Know The Reason for Personalizing an Experience and Plan Your KPIs Accordingly
We are all for personalization at SiteSpect — you can see huge returns by providing your customers a more relevant experience. But, the flip side to this is that you don’t want to personalize without knowing what you’re looking to achieve. Usually, this leads to the mistake of measuring too general of a KPI. For example, if your key personalization metric is something like “conversions,” you’ll end up missing out on crucial data that will inform your growth. For example, say you’re personalizing your product pages to cater to users based on location by featuring sandals for users in the southwest, and boots for users in the northeast. Of course, you want to know whether these personalized pages lead to more end conversions, but you also probably want to know how many relevant items make it into each cart, what the average order value of that cart is, and perhaps how many searches each user performs, how far they scroll down the page, and what they click on along their journey.
Don’t Be Limited By the Most Attractive KPI
Now, let’s say you’re A/B testing variations of the navigation bar on your homepage, personalizing the experience based on the user’s previous site activity.
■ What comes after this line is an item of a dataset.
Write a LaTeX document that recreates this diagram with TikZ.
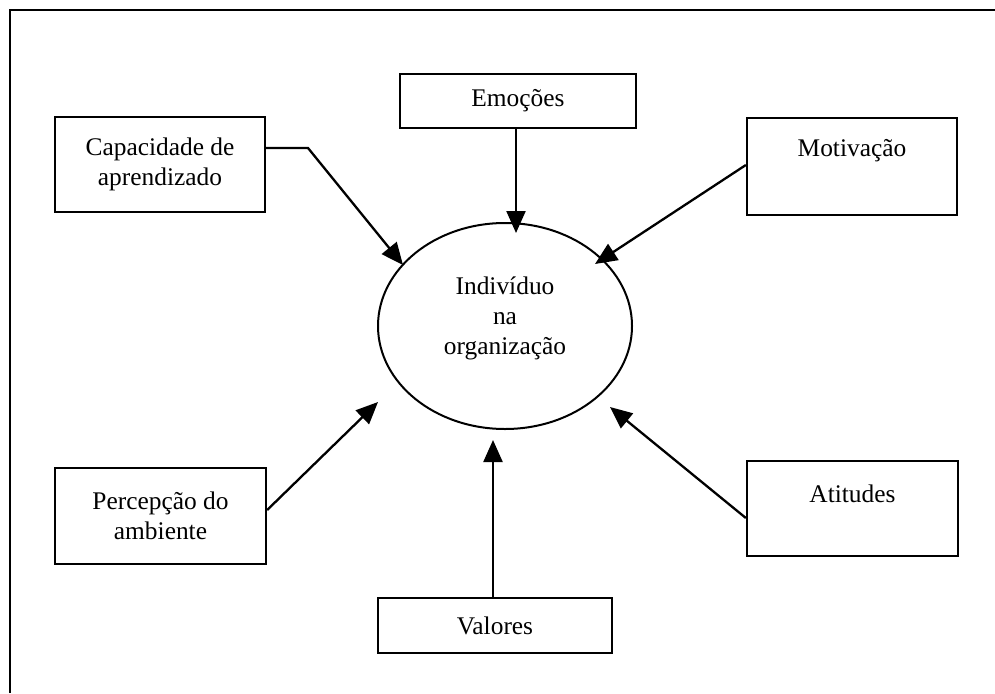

You may be focused on users getting from their personal navigation to the products page. But, if that’s all you measure you lose sight of other ways that users interact with that feature. Often, one change will have unintended results in seemingly unrelated areas, so be sure to include enough metrics to tell the whole story. For instance in this example, you may also want to measure KPIs on the other pages users land on, how long they spend on the navigation bar, what the bounce rate is for pages they do land on, and how long they spend on their secondary page.
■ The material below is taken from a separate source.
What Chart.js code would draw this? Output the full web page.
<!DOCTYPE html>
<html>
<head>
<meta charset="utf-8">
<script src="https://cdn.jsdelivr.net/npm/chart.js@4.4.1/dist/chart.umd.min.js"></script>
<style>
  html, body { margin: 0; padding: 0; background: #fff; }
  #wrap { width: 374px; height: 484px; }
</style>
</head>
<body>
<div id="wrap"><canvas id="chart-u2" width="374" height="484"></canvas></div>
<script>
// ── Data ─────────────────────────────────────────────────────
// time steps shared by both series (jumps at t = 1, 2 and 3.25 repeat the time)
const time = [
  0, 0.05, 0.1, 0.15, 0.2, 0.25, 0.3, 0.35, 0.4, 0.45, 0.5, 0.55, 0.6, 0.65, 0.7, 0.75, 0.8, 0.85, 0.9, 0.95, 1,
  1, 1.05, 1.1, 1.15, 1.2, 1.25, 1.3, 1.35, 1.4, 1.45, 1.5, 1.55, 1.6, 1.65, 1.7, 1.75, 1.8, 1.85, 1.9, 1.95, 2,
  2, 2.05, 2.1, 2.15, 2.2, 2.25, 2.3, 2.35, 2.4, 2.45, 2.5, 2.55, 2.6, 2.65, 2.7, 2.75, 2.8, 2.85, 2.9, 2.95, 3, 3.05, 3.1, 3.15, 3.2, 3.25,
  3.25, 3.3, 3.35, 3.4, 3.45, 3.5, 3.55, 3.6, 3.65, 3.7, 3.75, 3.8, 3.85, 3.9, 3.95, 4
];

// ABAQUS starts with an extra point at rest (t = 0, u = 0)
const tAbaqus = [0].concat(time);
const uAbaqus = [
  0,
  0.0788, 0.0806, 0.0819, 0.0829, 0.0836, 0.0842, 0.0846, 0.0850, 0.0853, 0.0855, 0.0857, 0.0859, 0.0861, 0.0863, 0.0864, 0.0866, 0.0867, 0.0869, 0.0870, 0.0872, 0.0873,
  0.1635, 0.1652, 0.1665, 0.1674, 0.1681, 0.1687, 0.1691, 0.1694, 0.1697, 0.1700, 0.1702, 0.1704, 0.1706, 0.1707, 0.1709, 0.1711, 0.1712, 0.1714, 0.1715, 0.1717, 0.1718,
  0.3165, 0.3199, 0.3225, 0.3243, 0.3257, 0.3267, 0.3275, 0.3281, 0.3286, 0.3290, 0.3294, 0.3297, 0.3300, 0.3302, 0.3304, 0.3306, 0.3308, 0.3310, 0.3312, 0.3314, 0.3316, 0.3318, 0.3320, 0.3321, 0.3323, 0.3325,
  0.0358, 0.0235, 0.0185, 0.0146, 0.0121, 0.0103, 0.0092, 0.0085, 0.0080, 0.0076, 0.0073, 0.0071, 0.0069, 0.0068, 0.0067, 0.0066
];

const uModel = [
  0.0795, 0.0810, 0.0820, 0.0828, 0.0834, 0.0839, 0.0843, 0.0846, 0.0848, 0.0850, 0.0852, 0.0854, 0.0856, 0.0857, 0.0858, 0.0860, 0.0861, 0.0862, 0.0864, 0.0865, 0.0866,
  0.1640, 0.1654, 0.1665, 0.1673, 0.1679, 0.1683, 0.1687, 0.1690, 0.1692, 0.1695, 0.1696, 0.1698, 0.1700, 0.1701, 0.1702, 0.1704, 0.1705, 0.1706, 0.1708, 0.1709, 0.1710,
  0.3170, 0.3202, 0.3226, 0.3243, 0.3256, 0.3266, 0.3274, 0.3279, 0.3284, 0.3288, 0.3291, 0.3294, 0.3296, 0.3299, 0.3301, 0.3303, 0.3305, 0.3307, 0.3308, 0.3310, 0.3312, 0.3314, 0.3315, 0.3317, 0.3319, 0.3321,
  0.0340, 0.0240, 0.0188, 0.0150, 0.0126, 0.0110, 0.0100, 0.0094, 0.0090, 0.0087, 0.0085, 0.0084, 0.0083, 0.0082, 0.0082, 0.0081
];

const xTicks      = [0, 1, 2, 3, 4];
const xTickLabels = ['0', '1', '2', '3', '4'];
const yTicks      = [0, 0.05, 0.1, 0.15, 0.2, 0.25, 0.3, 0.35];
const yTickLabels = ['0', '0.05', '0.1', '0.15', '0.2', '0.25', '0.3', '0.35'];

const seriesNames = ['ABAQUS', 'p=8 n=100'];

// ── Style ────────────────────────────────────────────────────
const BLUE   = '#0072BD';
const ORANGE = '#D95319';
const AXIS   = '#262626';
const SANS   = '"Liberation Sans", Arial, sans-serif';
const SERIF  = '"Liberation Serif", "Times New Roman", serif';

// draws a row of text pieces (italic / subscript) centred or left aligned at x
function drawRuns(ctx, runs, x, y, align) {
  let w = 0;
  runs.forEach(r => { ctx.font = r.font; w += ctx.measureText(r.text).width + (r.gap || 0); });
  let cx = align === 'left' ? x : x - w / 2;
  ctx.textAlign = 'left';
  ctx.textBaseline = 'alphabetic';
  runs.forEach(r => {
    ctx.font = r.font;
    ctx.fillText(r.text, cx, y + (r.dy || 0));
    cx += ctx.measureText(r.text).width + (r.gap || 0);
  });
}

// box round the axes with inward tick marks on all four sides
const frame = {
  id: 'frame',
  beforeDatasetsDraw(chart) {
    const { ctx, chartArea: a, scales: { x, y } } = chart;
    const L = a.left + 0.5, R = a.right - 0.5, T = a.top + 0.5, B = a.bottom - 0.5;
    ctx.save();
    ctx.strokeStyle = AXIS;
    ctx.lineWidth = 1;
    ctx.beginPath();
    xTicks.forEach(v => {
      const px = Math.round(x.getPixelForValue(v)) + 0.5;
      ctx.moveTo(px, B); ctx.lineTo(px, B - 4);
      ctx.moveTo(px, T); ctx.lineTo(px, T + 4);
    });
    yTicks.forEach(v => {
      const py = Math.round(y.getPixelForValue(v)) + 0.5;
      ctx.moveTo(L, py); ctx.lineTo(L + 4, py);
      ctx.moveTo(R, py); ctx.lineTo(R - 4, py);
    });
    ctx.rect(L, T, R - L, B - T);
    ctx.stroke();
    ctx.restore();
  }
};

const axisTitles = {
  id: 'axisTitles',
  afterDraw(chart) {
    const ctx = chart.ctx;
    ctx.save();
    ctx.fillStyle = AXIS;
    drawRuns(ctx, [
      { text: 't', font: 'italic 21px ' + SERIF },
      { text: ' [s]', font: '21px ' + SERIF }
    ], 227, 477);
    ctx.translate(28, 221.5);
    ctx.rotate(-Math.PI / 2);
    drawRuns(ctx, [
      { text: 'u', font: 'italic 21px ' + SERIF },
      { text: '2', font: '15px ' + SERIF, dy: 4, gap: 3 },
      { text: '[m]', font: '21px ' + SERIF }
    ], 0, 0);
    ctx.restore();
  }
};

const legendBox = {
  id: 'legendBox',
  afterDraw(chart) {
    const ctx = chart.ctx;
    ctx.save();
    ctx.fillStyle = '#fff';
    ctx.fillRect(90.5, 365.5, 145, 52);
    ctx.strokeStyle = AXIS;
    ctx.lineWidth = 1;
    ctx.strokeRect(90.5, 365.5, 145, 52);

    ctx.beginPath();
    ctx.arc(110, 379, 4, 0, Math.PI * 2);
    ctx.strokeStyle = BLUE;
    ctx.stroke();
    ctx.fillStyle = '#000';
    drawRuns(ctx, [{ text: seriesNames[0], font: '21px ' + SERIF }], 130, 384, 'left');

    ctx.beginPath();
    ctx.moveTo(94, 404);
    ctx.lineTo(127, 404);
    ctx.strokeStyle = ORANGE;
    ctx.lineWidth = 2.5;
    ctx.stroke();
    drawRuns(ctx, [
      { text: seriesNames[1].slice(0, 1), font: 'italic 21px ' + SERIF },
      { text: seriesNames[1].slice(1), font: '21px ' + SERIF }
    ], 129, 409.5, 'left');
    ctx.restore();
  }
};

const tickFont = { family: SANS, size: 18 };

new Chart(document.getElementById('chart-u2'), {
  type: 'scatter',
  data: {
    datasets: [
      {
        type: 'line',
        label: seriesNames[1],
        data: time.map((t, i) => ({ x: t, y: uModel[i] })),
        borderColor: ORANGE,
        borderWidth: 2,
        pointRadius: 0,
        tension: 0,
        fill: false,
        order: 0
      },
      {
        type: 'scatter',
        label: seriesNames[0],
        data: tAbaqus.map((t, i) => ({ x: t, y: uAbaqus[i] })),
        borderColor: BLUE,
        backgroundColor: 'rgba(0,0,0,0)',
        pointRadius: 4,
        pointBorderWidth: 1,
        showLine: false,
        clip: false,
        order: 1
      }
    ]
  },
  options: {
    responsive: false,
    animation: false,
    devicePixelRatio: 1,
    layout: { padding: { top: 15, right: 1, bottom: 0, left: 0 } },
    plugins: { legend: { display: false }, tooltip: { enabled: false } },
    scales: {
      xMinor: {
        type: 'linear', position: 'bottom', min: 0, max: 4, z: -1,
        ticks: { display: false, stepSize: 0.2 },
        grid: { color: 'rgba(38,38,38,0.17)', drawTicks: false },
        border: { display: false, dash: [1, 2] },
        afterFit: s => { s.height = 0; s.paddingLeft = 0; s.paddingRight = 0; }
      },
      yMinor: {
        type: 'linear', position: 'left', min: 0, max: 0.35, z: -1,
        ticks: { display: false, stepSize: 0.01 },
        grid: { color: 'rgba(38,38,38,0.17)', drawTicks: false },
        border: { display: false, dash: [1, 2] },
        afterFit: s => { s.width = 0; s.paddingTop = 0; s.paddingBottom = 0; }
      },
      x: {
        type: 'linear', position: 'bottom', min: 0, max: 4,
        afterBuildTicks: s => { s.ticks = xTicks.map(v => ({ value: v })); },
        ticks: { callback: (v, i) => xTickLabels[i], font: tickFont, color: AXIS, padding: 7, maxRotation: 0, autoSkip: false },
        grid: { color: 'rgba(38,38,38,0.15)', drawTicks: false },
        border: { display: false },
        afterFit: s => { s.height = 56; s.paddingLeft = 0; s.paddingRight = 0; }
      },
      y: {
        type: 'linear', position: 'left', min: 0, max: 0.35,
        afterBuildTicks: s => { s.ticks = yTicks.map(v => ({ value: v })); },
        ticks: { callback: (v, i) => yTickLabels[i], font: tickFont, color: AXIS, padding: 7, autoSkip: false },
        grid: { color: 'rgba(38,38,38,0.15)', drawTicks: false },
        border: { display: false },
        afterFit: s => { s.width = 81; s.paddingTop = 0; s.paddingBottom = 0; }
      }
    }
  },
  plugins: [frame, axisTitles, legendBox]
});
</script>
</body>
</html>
Think Backwards To Determine Important Metrics
The best strategy and most universal rule of thumb for determining good KPIs is to think backwards and look at the whole journey a customer would take with your feature. When you personalize a key part of your digital experience, what is the specific goal of that change? Do you want more users to add items to their carts? Do you want users to spend longer looking at certain pages on your site? It’s crucial to zoom out and measure performance by actions beyond conversion or purchase. But, you also need to make sure that you measure equivalent actions between the control and each personalized variation. If you can only trigger your KPI in one experience and not the other, you won’t be able to compare the two variations. Keep stepping back until you find a KPI that directly measures your goal.